At Fusebox to May 31

“Why did I move to Southern California?” Wax’s Joe Sib once sang. “Smog isn’t blue, someone should have warned you.” Well, it isn’t red or green or indigo, either, but step inside Fusebox and there you have it: Roy G. Biv-ing its way from ceiling to floor, a whole dirty rainbow of smog. Arrayed in three columns of seven, the impeccable canvases of Three Weeks represent 21 days of unnaturally tinted, vaporous filth.

The artist, Patrick Wilson, is, naturally, from L.A. It’s hard to imagine it now, but once upon a time it was thought that serious art couldn’t be made within a half-day’s drive of the Hollywood sign—this, even given the evidence of “Nature Boy” lyricist eden ahbez, who used to sleep out under the damn thing every night. Some 35 years after Ed Ruscha set fire to the Los Angeles County Museum, it is known that certain types of serious art can’t be made anywhere else.

Chalk up the classic SoCal vibe to a clued-in, zoned-out cool that is the taciturn West Coast counterpart to voluble East Coast urbanity. It’s an attitude rather than an argument, and it calls for a lot less talking and a lot more pointing at stuff. Though Light and Space guru Robert Irwin would learn to chatter like a philosopher, he is forever tattooed with the Paul Valéry paraphrase that titles his bio: “Seeing is forgetting the name of the thing one sees.”

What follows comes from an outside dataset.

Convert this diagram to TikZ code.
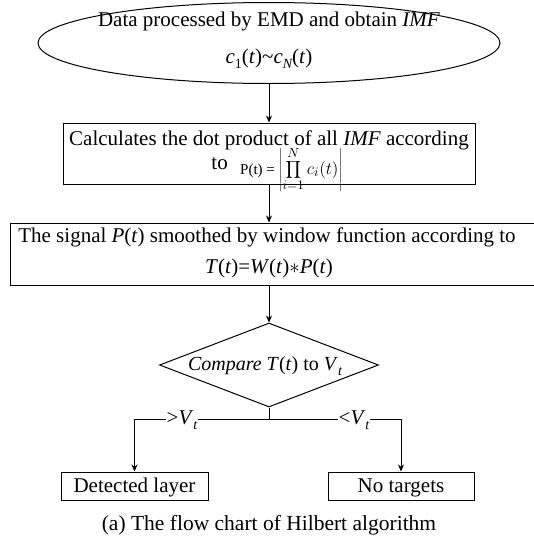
\documentclass[tikz,border=0pt]{standalone}
\usepackage{fontspec}
\setmainfont{Liberation Serif}
\usetikzlibrary{shapes.geometric,arrows.meta}

% lowered italic subscript for text-mode symbols such as V_t
\newcommand\lowsub[1]{\raisebox{-5pt}{\fontsize{14}{14}\selectfont\itshape #1}}

\begin{document}
\begin{tikzpicture}[x=1pt,y=-1pt,
  every node/.style={font=\fontsize{21}{25}\selectfont},
  flowbox/.style={draw, line width=1pt, inner sep=0pt},
  txt/.style={inner sep=0pt, anchor=base},
  link/.style={draw, line width=0.9pt, -{Stealth[length=7pt,width=6pt]}},
  plain/.style={draw, line width=0.9pt},
  tag/.style={fill=white, inner sep=1pt, anchor=base}]
\useasboundingbox (0,0) rectangle (534,544);

% start: EMD decomposition
\node[flowbox, ellipse, minimum width=462pt, minimum height=81pt] (emd) at (269,43) {};
\node[txt] (emdA) at (269,26) {Data processed by EMD and obtain \textit{IMF}};
\node[txt] (emdB) at (269,63) {\textit{c}\lowsub{\upshape 1}(\textit{t})\textasciitilde\textit{c}\lowsub{N}(\textit{t})};

% dot product of all IMFs
\node[flowbox, minimum width=412pt, minimum height=61pt] (prod) at (269,153.5) {};
\node[txt] (prodA) at (269,145) {Calculates the dot product of all \textit{IMF} according};
\node[txt, anchor=base east] (prodTo) at (228,169) {to};
\node[txt, anchor=base west] (prodF) at (240,174) {\fontsize{15}{15}\selectfont P(t) = \scalebox{1.2}{$\displaystyle\left|\prod_{i=1}^{N} c_i(t)\right|$}};

% smoothing by window function
\node[flowbox, minimum width=535pt, minimum height=62pt] (smooth) at (277.5,254) {};
\node[txt] (smoothA) at (267,242) {The signal \textit{P}(\textit{t}) smoothed by window function according to};
\node[txt] (smoothB) at (269,273) {\textit{T}(\textit{t})=\textit{W}(\textit{t})$\ast$\textit{P}(\textit{t})};

% threshold decision
\node[flowbox, diamond, minimum width=219pt, minimum height=84pt] (cmp) at (269,365) {};
\node[txt, font=\fontsize{20}{24}\selectfont] (cmpA) at (265,370) {\textit{Compare T}(\textit{t}) to \textit{V}\lowsub{t}};

% outcomes
\node[flowbox, minimum width=147pt, minimum height=28pt] (det) at (134.5,486) {};
\node[txt] at (134.5,492) {Detected layer};
\node[flowbox, minimum width=146pt, minimum height=28pt] (none) at (401,486) {};
\node[txt] at (401,492) {No targets};

% connectors
\coordinate (split) at (269,419);
\draw[link] (emd.south) -- (prod.north);
\draw[link] (prod.south) -- (prod.south |- smooth.north);
\draw[link] (prod.south |- smooth.south) -- (cmp.north);
\draw[plain] (cmp.south) -- (split);
\draw[link] (split) -| (det.north);
\draw[link] (split) -| (none.north);

% branch labels
\node[tag] (gt) at (182,424) {>\textit{V}\lowsub{t}};
\node[tag] (lt) at (354,424) {<\textit{V}\lowsub{t}};

% caption
\node[txt, font=\fontsize{21.5}{25}\selectfont] (cap) at (269,530) {(a) The flow chart of Hilbert algorithm};
\end{tikzpicture}
\end{document}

Made to be seen in the Valérian sense, Wilson’s colors have the power to stun the language center into silence—only there’s no forgetting involved. It’s a matter, rather, of being confronted with hues you’ve never quite had the words for. This show of work made in 2002 and 2003 provides one tip-of-the-tongue frustration after another, until finally you let go of the attempt at a verbal taxonomy and succumb to a pleased, perplexed mental fog. The spectrum of Three Weeks is complex, murky, and impure, its tones the result of untold layers of translucent color. Each painting is vignetted with darker pigment, as if worked in from the sides with a blowtorch. Shockingly contrary hues jolt from the blackness at the edges of the picture plane. The canvas angles around the corners of the stretcher, taking with it a raised skin of paint, which stops abruptly in a razor-sharp edge on the stretcher’s sides, suggesting that the image could be peeled from its support like a decal.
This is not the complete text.